Sharing Your Creative Work

Sharing Your Creative Work

Before I post something new, I think about the line Erykah Badu says to her audience on the song “Tyrone”  “Keep in mind that I'm an artist and I'm sensitive about my shit”

It doesn't matter how care free I am when it comes to how I live my life, releasing my work into the world can be downright scary sometimes. I put deep thought into my work and want my viewers to cherish it just as much as I do. In the beginning, I'd shy away from public vulnerability and choose to secretly write or talk closely with someone who was rich in empathy. I'd let my books fill up with poetry and only let one or two people get a peek into my mind and ask them "what do you think?" it wasn't until a friend asked me “Are you going to do anything with these?” that I found the courage to post my work and also submit it to literacy magazines.


 Four things in mind whenever I feel hesitant about releasing anything to the public eye:

1) Everything isn't for everyone

Let's start this off by mentioning not everyone will gravitate towards your work. It sucks, I know. The only thing you can do is continue to dance to the beat of your own drum and put out as much as your heart desires. People can be very crucial (especially online) and It's pretty much impossible to live up to your expectations as well as everyone around you. What i can do is reassure you that one day, you'll get to the point where it doesn't get a rise out of you.


2) Emotions are pretty much universal.

I can't even begin to tell you how many nights I've stayed up with a friend comparing and contrasting our daily struggles. As we exchanged our stories I started to find it strange to utter the words, “no one will understand.” The truth is we may not all go through the same trials and tribulations but it's fair to say we all know what feels good and what doesn't. Whether it's matters that deal with the heart or mind, We are all connected in someway no matter the difference in culture or language we speak.

3) Constructive criticism is healthy and beneficial.

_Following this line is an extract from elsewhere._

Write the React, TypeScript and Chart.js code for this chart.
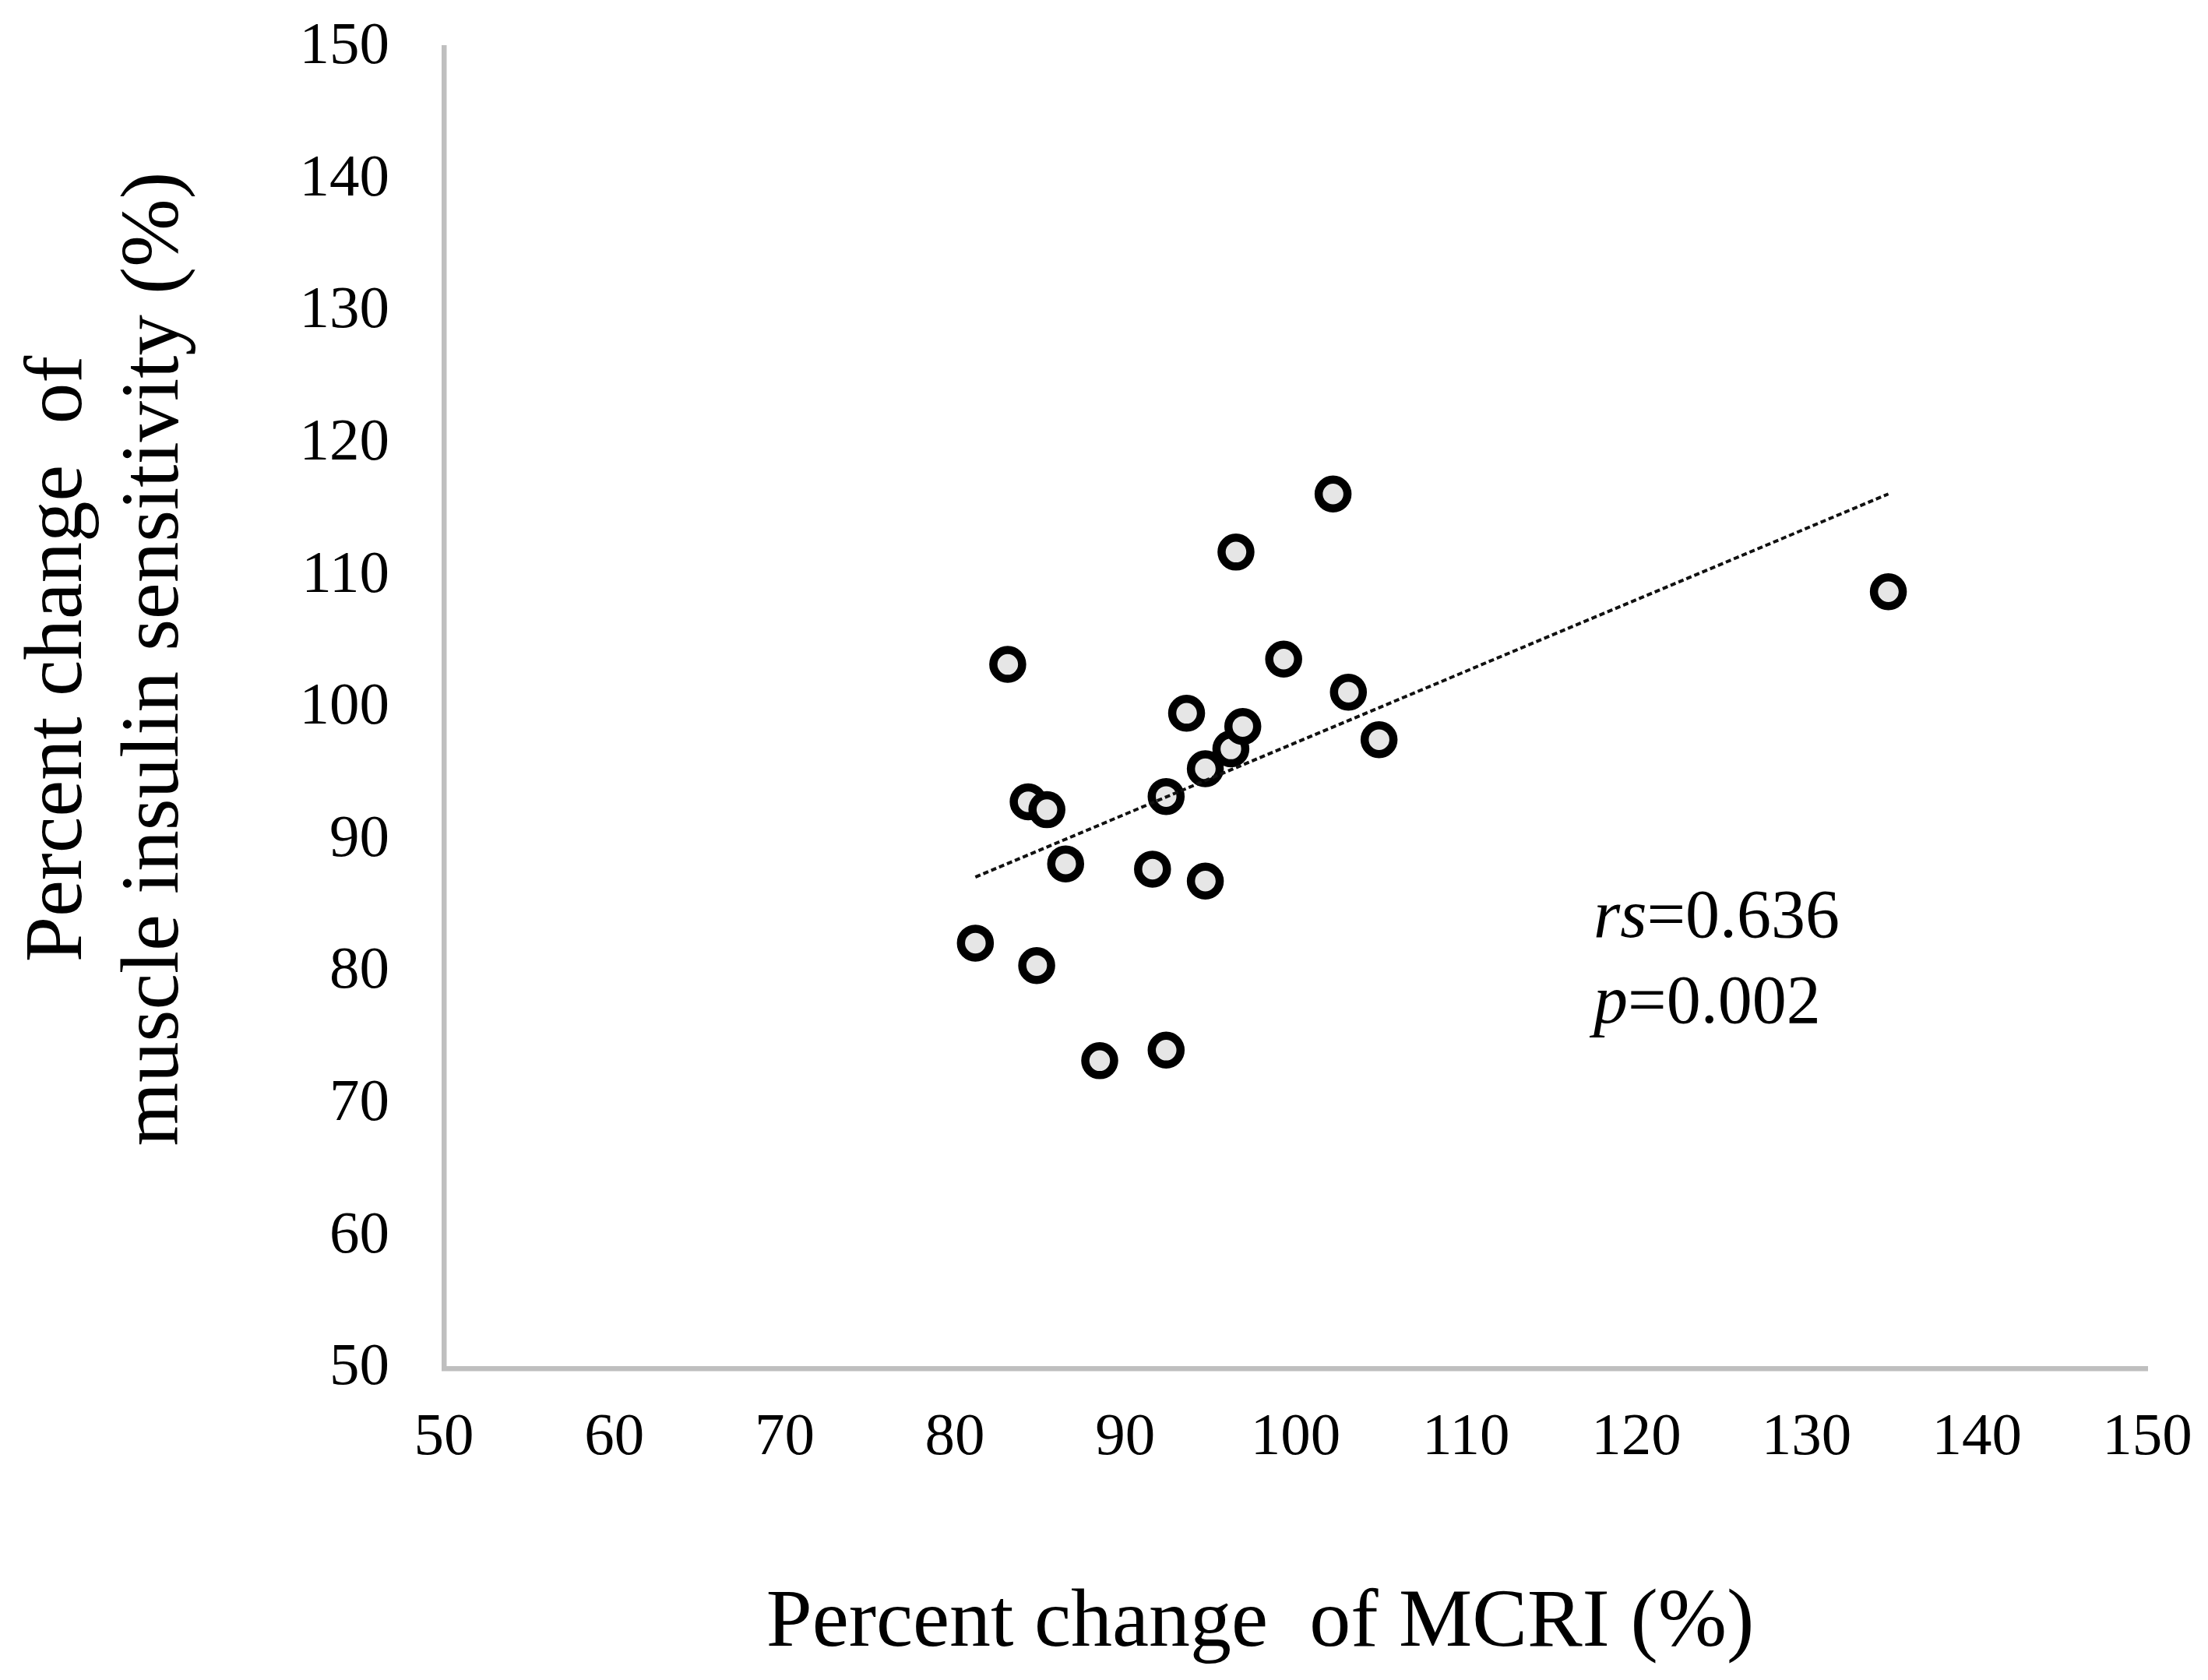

Forget about the ounce of annoyance we'd feel when we noticed a bunch of red writing on the back of our essay in school. Constructive criticism (when valid) provides negative and positive feedback that can help identify your areas of weaknesses and improve your skills. It's normal to fall into defense mode when you hear something you disagree with, try not to. I'd advise listening closely, taking notes and sharing your perspective in a non debatable way. We tend to forget that we're all works in progress and know at least one thing someone else may not know.


4) Get Out Of Your Own Way

Let's be honest, sometimes the only thing stopping you is you. My habit of being a perfectionist can turn me into my worst critic. I'll criticize it to the point I'm stuck with just a pen and a blank piece of  paper. So do me a huge favor before you press delete, dispose of it or try to pick apart your efforts, Try to remember exactly why you did it to begin with. Whether it's a form of release or just something you’re extremely good at. We need you!